The University of Oklahoma's School of Meteorology
OU BLISS
OU Boundary Layer Integrated Sensing and Simulation Group

Under Construction

Boundary Layer Seminar Series

OU BLISS sponsors seminars generally every other Friday from 3-4 pm in room 5600 of the National Weather Center. Members of BLISS, as well as outside guests, will speak on a variety of topics related to boundary layer research, including fieldwork, laboratory simulations, and more. All are welcome.
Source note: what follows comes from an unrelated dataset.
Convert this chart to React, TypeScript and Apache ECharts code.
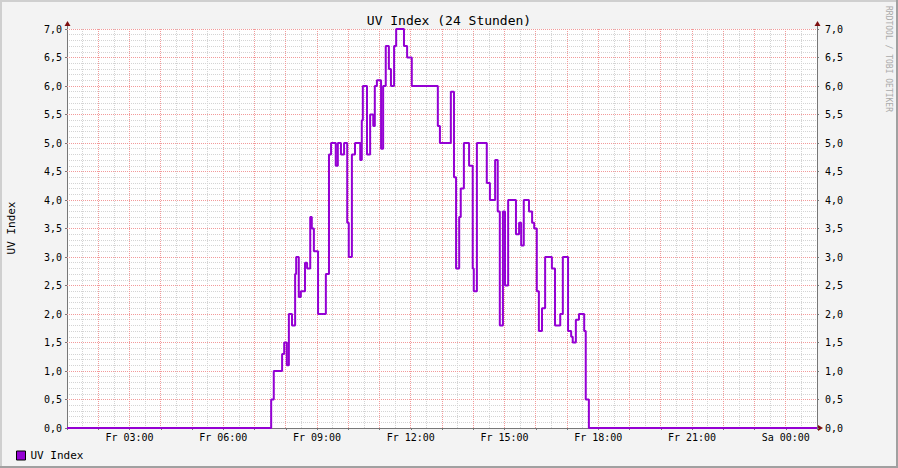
import React, { useEffect, useRef } from "react";
import * as echarts from "echarts";

const title = "UV Index (24 Stunden)";
const seriesName = "UV Index";
const yTicks = [0, 0.5, 1, 1.5, 2, 2.5, 3, 3.5, 4, 4.5, 5, 5.5, 6, 6.5, 7];
// major vertical grid lines (minutes since Friday 00:00)
const hourLines = [120, 180, 240, 300, 360, 420, 480, 540, 600, 660, 720, 780, 840, 900, 960, 1020, 1080, 1140, 1200, 1260, 1320, 1380, 1440];
// time of each step start (HH:MM, Friday; 25:00 = Saturday 01:00)
const times = [
  "01:00", "07:32", "07:37", "07:53", "07:57", "08:02", "08:06", "08:12", "08:18", "08:20",
  "08:25", "08:29", "08:37", "08:41", "08:47", "08:50", "08:54", "09:02", "09:17", "09:23",
  "09:27", "09:36", "09:40", "09:46", "09:52", "09:58", "10:01", "10:07", "10:13", "10:23",
  "10:26", "10:28", "10:36", "10:42", "10:48", "10:51", "10:55", "11:03", "11:07", "11:12",
  "11:18", "11:22", "11:28", "11:32", "11:47", "11:53", "12:02", "12:52", "12:56", "13:17",
  "13:23", "13:27", "13:33", "13:36", "13:42", "13:52", "13:59", "14:01", "14:07", "14:26",
  "14:32", "14:42", "14:47", "14:51", "14:57", "15:01", "15:07", "15:22", "15:28", "15:32",
  "15:37", "15:47", "15:53", "15:57", "16:02", "16:06", "16:12", "16:18", "16:31", "16:37",
  "16:47", "16:52", "17:02", "17:08", "17:11", "17:17", "17:23", "17:33", "17:36", "17:42",
  "25:00",
];
const uvValues = [
  0, 0.5, 1.0, 1.3, 1.5, 1.1, 2.0, 1.8, 2.7, 3.0,
  2.3, 2.4, 2.9, 2.8, 3.7, 3.5, 3.1, 2.0, 2.7, 4.8,
  5.0, 4.6, 5.0, 4.8, 5.0, 3.6, 3.0, 4.8, 5.0, 4.7,
  5.4, 6.0, 4.8, 5.5, 5.3, 6.0, 6.1, 4.9, 6.0, 6.7,
  6.3, 6.0, 6.7, 7.0, 6.7, 6.5, 6.0, 5.3, 5.0, 5.9,
  4.4, 2.8, 3.7, 4.2, 5.0, 4.6, 2.8, 2.4, 5.0, 4.3,
  4.0, 4.7, 3.8, 1.8, 3.8, 2.5, 4.0, 3.4, 3.6, 3.2,
  4.0, 3.8, 3.6, 3.5, 2.4, 1.7, 2.1, 3.0, 2.8, 1.8,
  2.0, 3.0, 1.7, 1.6, 1.5, 1.9, 2.0, 1.7, 0.5, 0,
  0,
];

const toMin = (s: string) => {
  const [h, m] = s.split(":").map(Number);
  return h * 60 + m;
};

const MONO = "DejaVu Sans Mono";
const MAJOR = "#f29a9a";
const MINOR = "#d4d4d4";

export default function App() {
  const ref = useRef<HTMLDivElement>(null);
  useEffect(() => {
    if (!ref.current) return;
    const chart = echarts.init(ref.current, undefined, { renderer: "svg" });
    const data = times.map((t, i) => [toMin(t), uvValues[i]]);
    const fmtY = (v: number) => v.toFixed(1).replace(".", ",");
    const fmtX = (v: number) => {
      if (v % 180 !== 0) return "";
      const h = v / 60;
      const day = h >= 24 ? "Sa" : "Fr";
      const hh = String(h % 24).padStart(2, "0");
      return `${day} ${hh}:00`;
    };
    const xMin = 60;
    const xMax = 1500;
    const yMin = yTicks[0];
    const yMax = yTicks[yTicks.length - 1];
    const yLabel = { formatter: fmtY, fontFamily: MONO, fontSize: 10, color: "#000" };
    const hiddenAxis = {
      axisLabel: { show: false },
      axisTick: { show: false },
      axisLine: { show: false },
    };
    chart.setOption({
      animation: false,
      backgroundColor: "#f3f3f3",
      title: {
        text: title,
        left: "center",
        top: 9,
        textStyle: { fontFamily: MONO, fontSize: 13, fontWeight: "normal", color: "#000" },
      },
      legend: {
        left: 11,
        top: 445,
        icon: "rect",
        itemWidth: 9,
        itemHeight: 9,
        itemGap: 10,
        itemStyle: { borderColor: "#000", borderWidth: 1 },
        textStyle: { fontFamily: MONO, fontSize: 11, color: "#000" },
        data: [seriesName],
      },
      grid: {
        left: 67,
        right: 81,
        top: 29,
        bottom: 40,
        show: true,
        backgroundColor: "#ffffff",
        borderWidth: 0,
        outerBoundsMode: "none",
      },
      xAxis: [
        {
          type: "value",
          min: xMin,
          max: xMax,
          interval: 60,
          position: "top",
          ...hiddenAxis,
          splitLine: { show: false },
          minorTick: { show: false, splitNumber: 2 },
          minorSplitLine: { show: true, lineStyle: { color: MINOR, type: [1, 1], width: 1 } },
        },
        {
          type: "value",
          min: xMin,
          max: xMax,
          interval: 60,
          position: "bottom",
          axisLabel: {
            formatter: fmtX,
            fontFamily: MONO,
            fontSize: 10,
            color: "#000",
            margin: 4,
            showMinLabel: true,
            showMaxLabel: true,
            hideOverlap: false,
          },
          axisTick: { show: true, length: 2, lineStyle: { color: "#777" } },
          axisLine: { show: true, onZero: false, lineStyle: { color: "#777", width: 1 } },
          splitLine: { show: false },
        },
      ],
      yAxis: [
        {
          type: "value",
          min: yMin,
          max: yMax,
          interval: 0.5,
          position: "left",
          ...hiddenAxis,
          splitLine: { show: false },
          minorTick: { show: false, splitNumber: 5 },
          minorSplitLine: { show: true, lineStyle: { color: MINOR, type: [1, 1], width: 1 } },
        },
        {
          type: "value",
          min: yMin,
          max: yMax,
          interval: 0.5,
          position: "left",
          axisLabel: { ...yLabel, margin: 5 },
          axisTick: { show: true, length: 2, lineStyle: { color: "#777" } },
          axisLine: { show: true, onZero: false, lineStyle: { color: "#777", width: 1 } },
          splitLine: { show: false },
        },
        {
          type: "value",
          min: yMin,
          max: yMax,
          interval: 0.5,
          position: "right",
          axisLabel: { ...yLabel, margin: 8 },
          axisTick: { show: true, length: 2, lineStyle: { color: "#777" } },
          axisLine: { show: true, onZero: false, lineStyle: { color: "#777", width: 1 } },
          splitLine: { show: false },
        },
      ],
      series: [
        {
          name: seriesName,
          type: "line",
          step: "end",
          xAxisIndex: 1,
          yAxisIndex: 1,
          data,
          showSymbol: false,
          symbol: "none",
          lineStyle: { color: "#9400d3", width: 2 },
          itemStyle: { color: "#9400d3" },
          z: 5,
        },
      ],
    });

    // major grid lines positioned through the chart's own scales
    const px = (m: number) => chart.convertToPixel({ xAxisIndex: 1 }, m) as number;
    const py = (v: number) => chart.convertToPixel({ yAxisIndex: 1 }, v) as number;
    const crisp = (p: number) => Math.round(p - 0.5) + 0.5;
    const left = px(xMin);
    const right = px(xMax);
    const top = py(yMax);
    const bottom = py(yMin);
    const gridLines: any[] = [];
    hourLines.forEach((m, i) => {
      const x = crisp(px(m));
      gridLines.push({
        type: "line",
        id: `vg${i}`,
        z: 1,
        silent: true,
        shape: { x1: x, y1: top, x2: x, y2: bottom },
        style: { stroke: MAJOR, lineWidth: 1, lineDash: [1, 1] },
      });
    });
    yTicks
      .filter((v) => v > yMin && v < yMax)
      .forEach((v, i) => {
        const y = crisp(py(v));
        gridLines.push({
          type: "line",
          id: `hg${i}`,
          z: 1,
          silent: true,
          shape: { x1: left, y1: y, x2: right, y2: y },
          style: { stroke: MAJOR, lineWidth: 1, lineDash: [1, 1] },
        });
      });
    // top grid border line at max value
    const yTop = crisp(top);
    gridLines.push({
      type: "line",
      id: "hgtop",
      z: 1,
      silent: true,
      shape: { x1: left, y1: yTop, x2: right, y2: yTop },
      style: { stroke: MAJOR, lineWidth: 1, lineDash: [1, 1] },
    });

    chart.setOption({
      graphic: [
        ...gridLines,
        // frame
        { type: "rect", id: "f1", shape: { x: 0, y: 0, width: 898, height: 2 }, style: { fill: "#cfcfcf" }, silent: true },
        { type: "rect", id: "f2", shape: { x: 0, y: 0, width: 2, height: 468 }, style: { fill: "#cfcfcf" }, silent: true },
        { type: "rect", id: "f3", shape: { x: 0, y: 466, width: 898, height: 2 }, style: { fill: "#a0a0a0" }, silent: true },
        { type: "rect", id: "f4", shape: { x: 896, y: 0, width: 2, height: 468 }, style: { fill: "#a0a0a0" }, silent: true },
        // axis extensions and arrows
        { type: "line", id: "a1", shape: { x1: 67.5, y1: 24, x2: 67.5, y2: 29 }, style: { stroke: "#777", lineWidth: 1 }, silent: true },
        { type: "line", id: "a2", shape: { x1: 817.5, y1: 24, x2: 817.5, y2: 29 }, style: { stroke: "#777", lineWidth: 1 }, silent: true },
        { type: "polygon", id: "a3", shape: { points: [[64.5, 26], [70.5, 26], [67.5, 21]] }, style: { fill: "#7f1010" }, silent: true },
        { type: "polygon", id: "a4", shape: { points: [[814.5, 26], [820.5, 26], [817.5, 21]] }, style: { fill: "#7f1010" }, silent: true },
        { type: "polygon", id: "a5", shape: { points: [[818, 425], [818, 431], [823, 428]] }, style: { fill: "#7f1010" }, silent: true },
        // y axis title
        {
          type: "text",
          id: "yname",
          x: 11,
          y: 228,
          rotation: Math.PI / 2,
          style: { text: "UV Index", fontFamily: MONO, fontSize: 11, fill: "#000", align: "center", verticalAlign: "middle" },
          silent: true,
        },
        // watermark
        {
          type: "text",
          id: "wm",
          x: 888,
          y: 59,
          rotation: -Math.PI / 2,
          style: { text: "RRDTOOL / TOBI OETIKER", fontFamily: MONO, fontSize: 8, fill: "#aaaaaa", align: "center", verticalAlign: "middle" },
          silent: true,
        },
      ],
    });
    return () => chart.dispose();
  }, []);
  return (
    <div
      ref={ref}
      style={{ position: "absolute", left: 0, top: 0, width: 898, height: 468 }}
    />
  );
}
Jennifer Newman: Optimizing Lidar Scanning Strategies for Wind Energy Turbulence Measurements

Lidars have recently emerged as a valuable tool for wind resource assessment. Unlike cup anemometers on a traditional meteorological tower, which have fixed measurement heights and are limited by the tower height, lidars can measure wind speeds across an entire turbine rotor disk and can be easily deployed at different locations around a wind farm to examine spatial variability of the wind resource. The ability of lidars to accurately measure mean wind speeds has already been well-documented in the literature. However, several questions remain regarding the measurement of turbulence with lidars. Turbulence has profound effects on the amount of power produced by a turbine and can also impact loads on the turbine blades. Thus, lidars must be able to accurately measure turbulence in order to be seen as a viable alternative to meteorological towers.
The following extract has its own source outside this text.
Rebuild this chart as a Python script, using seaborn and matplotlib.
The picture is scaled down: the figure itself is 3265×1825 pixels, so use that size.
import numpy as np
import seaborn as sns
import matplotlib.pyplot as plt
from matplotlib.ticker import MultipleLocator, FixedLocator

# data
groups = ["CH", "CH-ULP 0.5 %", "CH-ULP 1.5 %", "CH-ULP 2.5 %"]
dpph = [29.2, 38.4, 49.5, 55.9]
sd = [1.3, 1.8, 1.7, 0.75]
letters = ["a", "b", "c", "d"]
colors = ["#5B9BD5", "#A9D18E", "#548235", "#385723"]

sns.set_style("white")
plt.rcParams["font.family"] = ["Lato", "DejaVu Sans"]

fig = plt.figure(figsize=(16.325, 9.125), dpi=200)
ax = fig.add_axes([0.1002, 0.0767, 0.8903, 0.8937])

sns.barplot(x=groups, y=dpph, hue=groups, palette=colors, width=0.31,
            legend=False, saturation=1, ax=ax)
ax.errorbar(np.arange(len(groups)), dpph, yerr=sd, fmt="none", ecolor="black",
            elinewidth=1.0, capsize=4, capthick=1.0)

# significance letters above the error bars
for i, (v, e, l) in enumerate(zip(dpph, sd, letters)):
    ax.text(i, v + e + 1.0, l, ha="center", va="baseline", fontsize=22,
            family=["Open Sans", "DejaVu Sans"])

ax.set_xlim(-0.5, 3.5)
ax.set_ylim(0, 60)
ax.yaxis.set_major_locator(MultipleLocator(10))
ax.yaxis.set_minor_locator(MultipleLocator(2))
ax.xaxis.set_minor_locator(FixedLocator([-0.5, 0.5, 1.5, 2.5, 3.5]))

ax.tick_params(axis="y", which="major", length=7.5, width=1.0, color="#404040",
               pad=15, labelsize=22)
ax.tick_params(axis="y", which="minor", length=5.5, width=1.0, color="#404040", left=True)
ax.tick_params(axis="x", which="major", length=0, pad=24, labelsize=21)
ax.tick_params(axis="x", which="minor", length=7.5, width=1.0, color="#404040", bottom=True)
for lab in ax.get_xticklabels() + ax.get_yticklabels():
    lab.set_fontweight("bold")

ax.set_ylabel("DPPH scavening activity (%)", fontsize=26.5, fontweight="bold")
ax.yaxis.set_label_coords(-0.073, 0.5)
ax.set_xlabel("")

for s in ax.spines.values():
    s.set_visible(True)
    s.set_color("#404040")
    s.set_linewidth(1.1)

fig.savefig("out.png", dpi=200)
Most lidar scanning strategies were designed to measure mean wind speeds, not turbulence, and the scanning strategy used by the lidar can actually induce errors in the lidar-measured turbulence. Lidars that use a scanning circle to deduce the three-dimensional wind field require the assumption that the flow is horizontally homogeneous across the lidar scanning circle; when this assumption is invalid, errors are induced in the turbulence components. In addition, lidar measurements from these techniques are affected by variance contamination, which occurs when measurements from different beam positions are combined to calculate the variance of the different velocity components.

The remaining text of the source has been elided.